Despite that, some businesses on Main Street are already preparing for the big event. Some places, like Biker Clothing Company, just finished stocking up on 2021 80th Anniversary Bike Week merchandise.

“It’s the 80th anniversary, it's a big deal for the city, it's a big deal for the businesses, it's a big deal to bolster our economy. It is just a big deal and we need to be allowed to have it,” said Kelly Green, manager of Biker Clothing Company.

However, Mayor Derrick Henry does not think things should go on as if it is business as usual. 

“The virus is really raging so I have deep concerns,” said Henry. “It's such a difficult decision but the reality is I feel bad because I realize that the businesses rely so heavily upon this event."

Private and public property plans will be presented at Wednesday 6 p.m. city commission meeting by the Bike Week Festival Task force. 

“I would like to see some balancing act," said Henry. "If you want to have outdoor vending, maybe they agree to have you know close the inside or maybe half the inside or a quarter”

Last year, at the start of the pandemic, the city pulled permits for the last weekend of the 10-day event.
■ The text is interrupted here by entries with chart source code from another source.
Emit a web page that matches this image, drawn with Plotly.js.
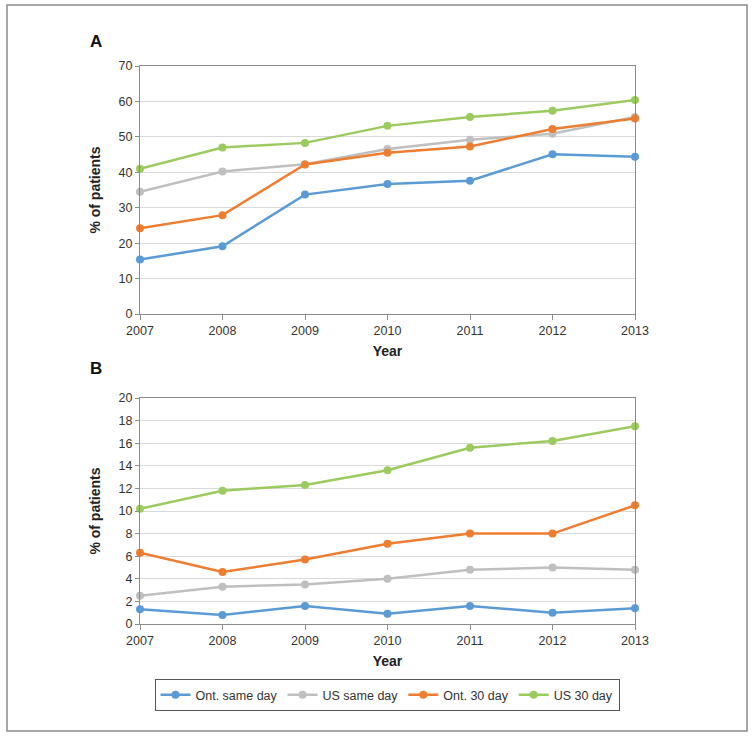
<!DOCTYPE html>
<html>
<head>
<meta charset="utf-8">
<script src="https://cdn.plot.ly/plotly-3.0.1.min.js"></script>
<style>html,body{margin:0;padding:0;background:#fff;}#chart{width:754px;height:738px;}</style>
</head>
<body>
<div id="chart"></div>
<script>
// Data
const years = [2007, 2008, 2009, 2010, 2011, 2012, 2013];
const seriesNames = ["Ont. same day", "US same day", "Ont. 30 day", "US 30 day"];
const seriesColors = ["#5B9BD5", "#BFBFBF", "#ED7D31", "#9BCB5E"];

// Panel A
const aOntSameDay = [15.4, 19.1, 33.7, 36.7, 37.6, 45.1, 44.4];
const aUsSameDay  = [34.5, 40.2, 42.3, 46.6, 49.2, 50.9, 55.6];
const aOnt30Day   = [24.2, 27.9, 42.2, 45.5, 47.3, 52.2, 55.2];
const aUs30Day    = [41.0, 47.0, 48.3, 53.1, 55.6, 57.4, 60.4];

// Panel B
const bOntSameDay = [1.3, 0.8, 1.6, 0.9, 1.6, 1.0, 1.4];
const bUsSameDay  = [2.5, 3.3, 3.5, 4.0, 4.8, 5.0, 4.8];
const bOnt30Day   = [6.3, 4.6, 5.7, 7.1, 8.0, 8.0, 10.5];
const bUs30Day    = [10.2, 11.8, 12.3, 13.6, 15.6, 16.2, 17.5];

const W = 754, H = 738;
const px = v => v / W;
const py = v => 1 - v / H;

const aSeries = [aOntSameDay, aUsSameDay, aOnt30Day, aUs30Day];
const bSeries = [bOntSameDay, bUsSameDay, bOnt30Day, bUs30Day];

const traces = [];
aSeries.forEach((ys, i) => {
  traces.push({
    x: years, y: ys, name: seriesNames[i], type: 'scatter', mode: 'lines+markers',
    xaxis: 'x', yaxis: 'y', showlegend: false, cliponaxis: false,
    line: {color: seriesColors[i], width: 2.5},
    marker: {color: seriesColors[i], size: 8}
  });
});
bSeries.forEach((ys, i) => {
  traces.push({
    x: years, y: ys, name: seriesNames[i], type: 'scatter', mode: 'lines+markers',
    xaxis: 'x2', yaxis: 'y2', showlegend: true, cliponaxis: false,
    line: {color: seriesColors[i], width: 2.5},
    marker: {color: seriesColors[i], size: 8}
  });
});

const tickFont = {family: 'Liberation Sans, Arial, sans-serif', size: 12.5, color: '#333'};
const titleFont = {family: 'Liberation Sans, Arial, sans-serif', size: 14, color: '#222', weight: 'bold'};

function xAxis(anchor) {
  return {
    domain: [px(140), px(635)], anchor: anchor, range: [2007, 2013],
    tickvals: years, ticktext: years.map(String), tickfont: tickFont,
    showgrid: false, zeroline: false, showline: true, mirror: true,
    linecolor: '#8c8c8c', linewidth: 1, ticks: 'outside', ticklen: 5, tickcolor: '#8c8c8c',
    title: {text: 'Year', font: titleFont, standoff: 9}, fixedrange: true
  };
}
function yAxis(anchor, dom, rng, dt) {
  return {
    domain: dom, anchor: anchor, range: rng, dtick: dt, tick0: 0,
    tickfont: tickFont, showgrid: true, gridcolor: '#d9d9d9', gridwidth: 1,
    zeroline: false, showline: true, mirror: true, linecolor: '#8c8c8c', linewidth: 1,
    ticks: 'outside', ticklen: 4, tickcolor: '#8c8c8c',
    title: {text: '% of patients', font: titleFont, standoff: 14}, fixedrange: true
  };
}

const layout = {
  width: W, height: H,
  margin: {l: 0, r: 0, t: 0, b: 0},
  paper_bgcolor: '#fff', plot_bgcolor: '#fff',
  font: {family: 'Liberation Sans, Arial, sans-serif'},
  xaxis: xAxis('y'),
  yaxis: yAxis('x', [py(314), py(66)], [0, 70], 10),
  xaxis2: xAxis('y2'),
  yaxis2: yAxis('x2', [py(624), py(398)], [0, 20], 2),
  showlegend: true,
  legend: {
    orientation: 'h', x: px(387), xanchor: 'center', y: py(695), yanchor: 'middle',
    bordercolor: '#555', borderwidth: 1, bgcolor: '#fff',
    font: {family: 'Liberation Sans, Arial, sans-serif', size: 12.5, color: '#333'},
    itemwidth: 30, traceorder: 'normal'
  },
  shapes: [{
    type: 'rect', xref: 'paper', yref: 'paper',
    x0: px(7), x1: px(747), y0: py(731), y1: py(5),
    line: {color: '#8a8a8a', width: 1.5}, fillcolor: 'rgba(0,0,0,0)'
  }],
  annotations: [
    {text: 'A', xref: 'paper', yref: 'paper', x: px(96), y: py(41), showarrow: false,
     xanchor: 'center', yanchor: 'middle', font: {family: 'Liberation Sans, Arial, sans-serif', size: 17, color: '#111', weight: 'bold'}},
    {text: 'B', xref: 'paper', yref: 'paper', x: px(96), y: py(368), showarrow: false,
     xanchor: 'center', yanchor: 'middle', font: {family: 'Liberation Sans, Arial, sans-serif', size: 17, color: '#111', weight: 'bold'}}
  ]
};

Plotly.newPlot('chart', traces, layout, {displayModeBar: false, staticPlot: true});
</script>
</body>
</html>
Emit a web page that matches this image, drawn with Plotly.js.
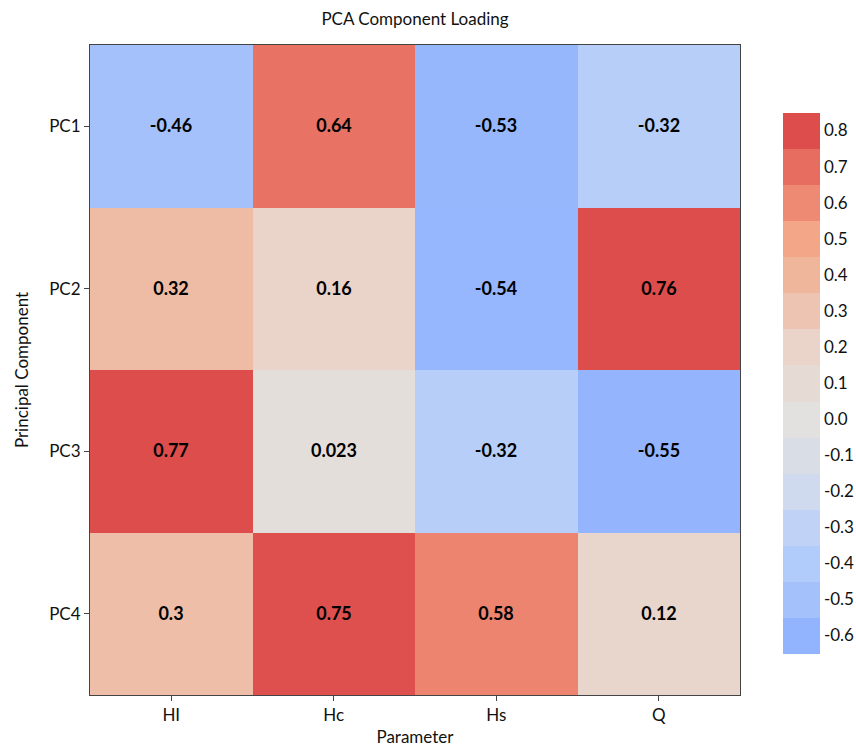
<!DOCTYPE html>
<html>
<head>
<meta charset="utf-8">
<script src="https://cdn.plot.ly/plotly-3.0.1.min.js"></script>
<style>
  html, body { margin: 0; padding: 0; background: #fff; }
  #chart { width: 856px; height: 747px; }
</style>
</head>
<body>
<div id="chart"></div>
<script>
// Parameters (columns) and principal components (rows)
const parameters = ['HI', 'Hc', 'Hs', 'Q'];
const components = ['PC1', 'PC2', 'PC3', 'PC4'];

// Loadings, one row per component
const pc1 = [-0.46, 0.64, -0.53, -0.32];
const pc2 = [0.32, 0.16, -0.54, 0.76];
const pc3 = [0.77, 0.023, -0.32, -0.55];
const pc4 = [0.3, 0.75, 0.58, 0.12];

// Colour-bar tick levels
const levels = [-0.6, -0.5, -0.4, -0.3, -0.2, -0.1, 0.0, 0.1, 0.2, 0.3, 0.4, 0.5, 0.6, 0.7, 0.8];

// Diverging palette, one colour per level (blue -> grey -> red)
const palette = [
  '#92b3fd', '#a4c1fc', '#b1cbfa', '#c0d2f6', '#d0daef', '#d9dde6', '#e2e1df',
  '#e6dad4', '#ead3c8', '#edc4b2', '#efb69c', '#f3a688', '#ee8a73', '#e66d60', '#dd4d4c'
];

const zmin = -0.65, zmax = 0.85;
const span = zmax - zmin;

const loadings = [pc1, pc2, pc3, pc4];
const labels = loadings.map(row => row.map(v => String(v)));

// Smooth scale for the cells; each level's colour is reached slightly
// before the level itself so cells lean toward the next band out
const lead = 0.04;
const smoothScale = [[0, palette[0]]];
levels.forEach((lv, i) => {
  const at = lv === 0 ? 0 : lv - Math.sign(lv) * lead;
  smoothScale.push([(at - zmin) / span, palette[i]]);
});
smoothScale.push([1, palette[palette.length - 1]]);

// Stepped scale for the colour bar: one flat band per level
const stepScale = [];
palette.forEach((c, i) => {
  stepScale.push([i / palette.length, c]);
  stepScale.push([(i + 1) / palette.length, c]);
});

const FONT = 'Lato, "Open Sans", sans-serif';

const heat = {
  type: 'heatmap',
  x: parameters,
  y: components,
  z: loadings,
  zmin: zmin,
  zmax: zmax,
  colorscale: smoothScale,
  showscale: false,
  text: labels,
  texttemplate: '<b>%{text}</b>',
  textfont: { family: FONT, size: 18, color: '#000' },
  xgap: 0, ygap: 0,
  hoverinfo: 'x+y+z'
};

// Invisible markers that carry the stepped colour bar
const bar = {
  type: 'scatter',
  mode: 'markers',
  x: [0, 1],
  y: [0, 1],
  xaxis: 'x2',
  yaxis: 'y2',
  hoverinfo: 'skip',
  showlegend: false,
  marker: {
    size: 1,
    opacity: 0,
    color: [zmin, zmax],
    cmin: zmin,
    cmax: zmax,
    colorscale: stepScale,
    showscale: true,
    colorbar: {
      x: 1.066, xanchor: 'left', xpad: 0,
      y: 0.48, yanchor: 'middle', ypad: 0,
      len: 0.833, lenmode: 'fraction',
      thickness: 37,
      outlinewidth: 0,
      ticks: '',
      tickmode: 'array',
      tickvals: levels,
      ticktext: levels.map(v => v.toFixed(1)),
      ticklabelposition: 'outside',
      tickfont: { family: FONT, size: 17, color: '#111' }
    }
  }
};

const axisStyle = {
  showline: true, mirror: true, linecolor: '#444', linewidth: 1,
  ticks: 'outside', ticklen: 5, tickcolor: '#444', tickwidth: 1,
  showgrid: false, zeroline: false,
  tickfont: { family: FONT, size: 17, color: '#111' }
};

const layout = {
  width: 856, height: 747,
  margin: { l: 90, r: 116, t: 45, b: 52, autoexpand: false },
  paper_bgcolor: '#fff', plot_bgcolor: '#fff',
  font: { family: FONT, color: '#111' },
  title: {
    text: 'PCA Component Loading',
    x: 0.5, xref: 'paper', xanchor: 'center',
    y: 0.975, yref: 'container', yanchor: 'middle',
    font: { family: FONT, size: 17, color: '#111' }
  },
  xaxis: Object.assign({}, axisStyle, {
    title: { text: 'Parameter', standoff: 6, font: { family: FONT, size: 17, color: '#111' } }
  }),
  yaxis: Object.assign({}, axisStyle, {
    autorange: 'reversed',
    title: { text: 'Principal Component', standoff: 16, font: { family: FONT, size: 17, color: '#111' } }
  }),
  xaxis2: { visible: false, overlaying: 'x', range: [5, 6] },
  yaxis2: { visible: false, overlaying: 'y', range: [5, 6] }
};

Plotly.newPlot('chart', [heat, bar], layout, { displayModeBar: false, responsive: false });
</script>
</body>
</html>
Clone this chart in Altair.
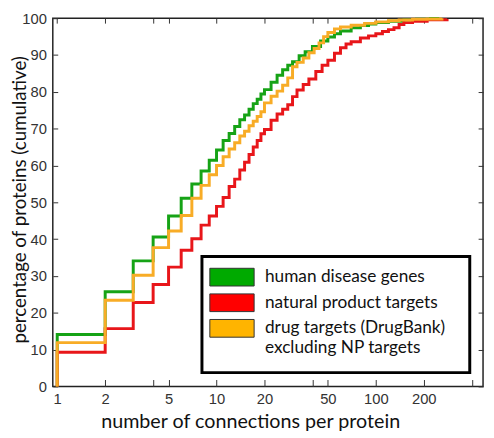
import altair as alt
import pandas as pd

series_names = ["human disease genes", "natural product targets",
                "drug targets (DrugBank) excluding NP targets"]
legend_labels = ["human disease genes", "natural product targets",
                 "drug targets (DrugBank)\n\u00a0excluding NP targets"]
line_colors = ["#16a316", "#e8161a", "#f8ac26"]
swatch_colors = ["#00aa00", "#ff0000", "#ffb400"]

green_conn = [1, 2, 3, 4, 5, 6, 7, 8, 9, 10, 11, 12, 13, 14, 15, 16, 17, 18, 19, 20,
              22, 24, 26, 28, 30, 33, 36, 40, 45, 50, 55, 60, 70, 80, 90, 100, 120,
              150, 180, 220, 250]
green_pct = [14.1, 25.7, 34.1, 40.6, 46.3, 51.1, 55.0, 58.5, 61.4, 64.2, 66.8, 68.7,
             70.6, 72.4, 73.7, 75.3, 76.8, 78.0, 79.4, 80.6, 82.6, 84.5, 86.0, 87.2,
             88.2, 89.8, 90.9, 92.3, 93.8, 94.9, 95.8, 96.5, 97.4, 98.0, 98.4, 98.8,
             99.2, 99.5, 99.7, 99.9, 100.0]

red_conn = [1, 2, 3, 4, 5, 6, 7, 8, 9, 10, 11, 12, 13, 14, 15, 16, 17, 18, 19, 20,
            22, 24, 26, 28, 30, 32, 35, 38, 42, 46, 50, 55, 60, 65, 70, 80, 90, 100,
            110, 120, 130, 140, 150, 170, 210, 280]
red_pct = [9.3, 15.7, 22.8, 27.7, 32.4, 37.0, 40.1, 43.8, 46.3, 48.9, 51.3, 54.3,
           56.3, 58.8, 60.9, 63.0, 65.0, 66.8, 68.6, 69.8, 72.3, 74.0, 75.3, 76.5,
           78.7, 80.5, 82.0, 83.5, 85.5, 87.2, 88.6, 90.5, 92.0, 93.0, 93.6, 94.6,
           95.2, 95.8, 96.4, 96.9, 97.4, 98.3, 98.8, 99.2, 99.6, 99.8]

orange_conn = [1, 2, 3, 4, 5, 6, 7, 8, 9, 10, 11, 12, 13, 14, 15, 16, 17, 18, 19, 20,
               22, 24, 26, 28, 30, 32, 35, 38, 41, 44, 47, 50, 55, 60, 70, 85, 100,
               120, 140, 170, 210, 260]
orange_pct = [11.9, 23.4, 30.2, 37.7, 42.2, 46.4, 51.1, 54.6, 57.5, 60.0, 62.4, 64.5,
              66.2, 68.0, 69.3, 70.8, 72.0, 73.3, 74.6, 77.0, 78.8, 80.2, 81.8, 83.8,
              86.8, 88.0, 89.2, 90.6, 91.8, 93.3, 95.0, 96.1, 97.1, 97.6, 98.1, 98.6,
              99.0, 99.3, 99.5, 99.7, 99.8, 100.0]

x_ticks = [1, 2, 4, 5, 10, 20, 40, 50, 100, 200, 400]
y_ticks = [0, 10, 20, 30, 40, 50, 60, 70, 80, 90, 100]

rows = []
for name, ks, vs in zip(series_names,
                        [green_conn, red_conn, orange_conn],
                        [green_pct, red_pct, orange_pct]):
    rows.append({"series": name, "order": 0, "conn": 1, "pct": 0.0})
    for i, (k, v) in enumerate(zip(ks, vs)):
        rows.append({"series": name, "order": i + 1, "conn": k, "pct": v})
df = pd.DataFrame(rows)

legend_df = pd.DataFrame({"series": series_names, "label": legend_labels,
                          "row": list(range(len(series_names)))})

x_scale = alt.Scale(type="log", domain=[0.938, 471], nice=False, zero=False)
y_scale = alt.Scale(domain=[0, 100], nice=False, zero=False)

x_label_expr = "(datum.value == 4 || datum.value == 40 || datum.value == 400) ? '' : format(datum.value, 'd')"

lines = alt.Chart(df).mark_line(
    interpolate="step-after", strokeWidth=3, strokeCap="butt", strokeJoin="miter"
).encode(
    x=alt.X("conn:Q", scale=x_scale,
            axis=alt.Axis(orient="bottom", values=x_ticks, labelExpr=x_label_expr,
                          offset=-7, tickSize=7, domain=False, labelPadding=5,
                          labelFlush=False,
                          title="number of connections per protein",
                          titleX=200.5, titleY=49, titleBaseline="alphabetic")),
    y=alt.Y("pct:Q", scale=y_scale,
            axis=alt.Axis(orient="left", values=y_ticks, offset=-5, tickSize=5,
                          domain=False, labelPadding=6.5, labelFlush=False,
                          title="percentage of proteins (cumulative)",
                          titleX=-29, titleY=184, titleBaseline="bottom",
                          titleFontSize=19)),
    stroke=alt.Stroke("series:N",
                      scale=alt.Scale(domain=series_names, range=line_colors),
                      legend=None),
    order=alt.Order("order:Q"),
)

frame_axes = alt.Chart(df).mark_point(opacity=0, size=0).encode(
    x=alt.X("conn:Q", scale=x_scale,
            axis=alt.Axis(orient="top", values=x_ticks, labels=False, title=None,
                          offset=-5, tickSize=5, domain=False)),
    y=alt.Y("pct:Q", scale=y_scale,
            axis=alt.Axis(orient="right", values=y_ticks, labels=False, title=None,
                          offset=-5, tickSize=5, domain=False)),
)

# legend (box, swatches, labels)
legend_box = alt.Chart(legend_df).transform_filter("datum.row == 0").mark_rect(
    fill="#ffffff", stroke="#000000", strokeWidth=3
).encode(
    x=alt.value(151.5), x2=alt.value(423.5),
    y=alt.value(242), y2=alt.value(360),
)

legend_swatches = alt.Chart(legend_df).transform_calculate(
    sy="254 + datum.row * 26", sy2="272 + datum.row * 26"
).mark_rect(stroke="#333333", strokeWidth=1).encode(
    x=alt.value(159.5), x2=alt.value(204.5),
    y=alt.Y("sy:Q", scale=None, axis=None), y2=alt.Y2("sy2:Q"),
    fill=alt.Fill("series:N",
                  scale=alt.Scale(domain=series_names, range=swatch_colors),
                  legend=None),
)

legend_text = alt.Chart(legend_df).transform_calculate(
    ty="263 + datum.row * 26"
).mark_text(
    align="left", baseline="middle", font="Lato", fontSize=17.5, color="#111111",
    lineBreak="\n", lineHeight=20
).encode(
    x=alt.value(215.5),
    y=alt.Y("ty:Q", scale=None, axis=None),
    text="label:N",
)

chart = alt.layer(lines, frame_axes, legend_box, legend_swatches, legend_text).resolve_axis(
    x="independent", y="independent"
).properties(
    width=437, height=374,
    autosize=alt.AutoSizeParams(type="none"),
    padding={"left": 45.5, "top": 7, "right": 3, "bottom": 48},
).configure_view(
    stroke="#222222", strokeWidth=1.5
).configure_axis(
    grid=False, tickColor="#333333", tickWidth=1,
    labelFont="Liberation Sans", labelFontSize=15, labelColor="#333333",
    titleFont="Lato", titleFontSize=20, titleFontWeight="normal", titleColor="#111111",
)

chart.save("out.html", embed_options={"renderer": "svg", "actions": False})
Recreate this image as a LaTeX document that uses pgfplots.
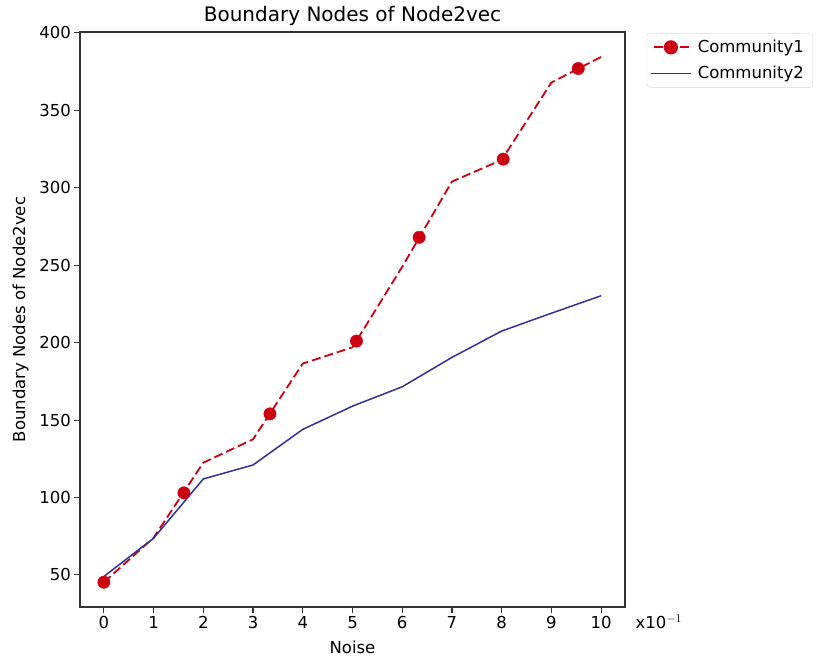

Those permits allow vendors to do business and outdoor stages to be used, among other things. 

"That was devastating, that was our last big day of the show, everybody knows in the business that Saturday is your biggest day for business and we were shut down,” said Green. 

Then back in October, city leaders decided not to issue permits for the 2020 Biketoberfest event. Green says both decisions hurt her business greatly. 

 “Biketoberfest we were down at least 40% to 50%," said Green. "We didn’t have the normal, we didn’t have the people coming in. We were down so everybody suffered. It was not good, we can’t pay our bills like this.”

Henry explained all of these choices are tough ones. 

“I’ve never had to make a decision that tore me more than the decision this time a little more last year when I had to pull back those permits. But we haven’t changed, in fact we are a little worse than we were at that time, so I don't know how I can in good conscience say that I did that and that all of the sudden we are OK,” said Henry. 

While Green claimed she understands the city’s concerns, she is confident they can pull it off safely. But she’s worried she won’t get the chance, and is gravely concerned about what that will mean for her future. 

“I think it will be devastating consequences," said Green.  "I think it will be definitely devastating.”

Green believes with or without permits, she still expects bikers will come to town for their own Bike week, but she says it won’t have the same impact on local businesses.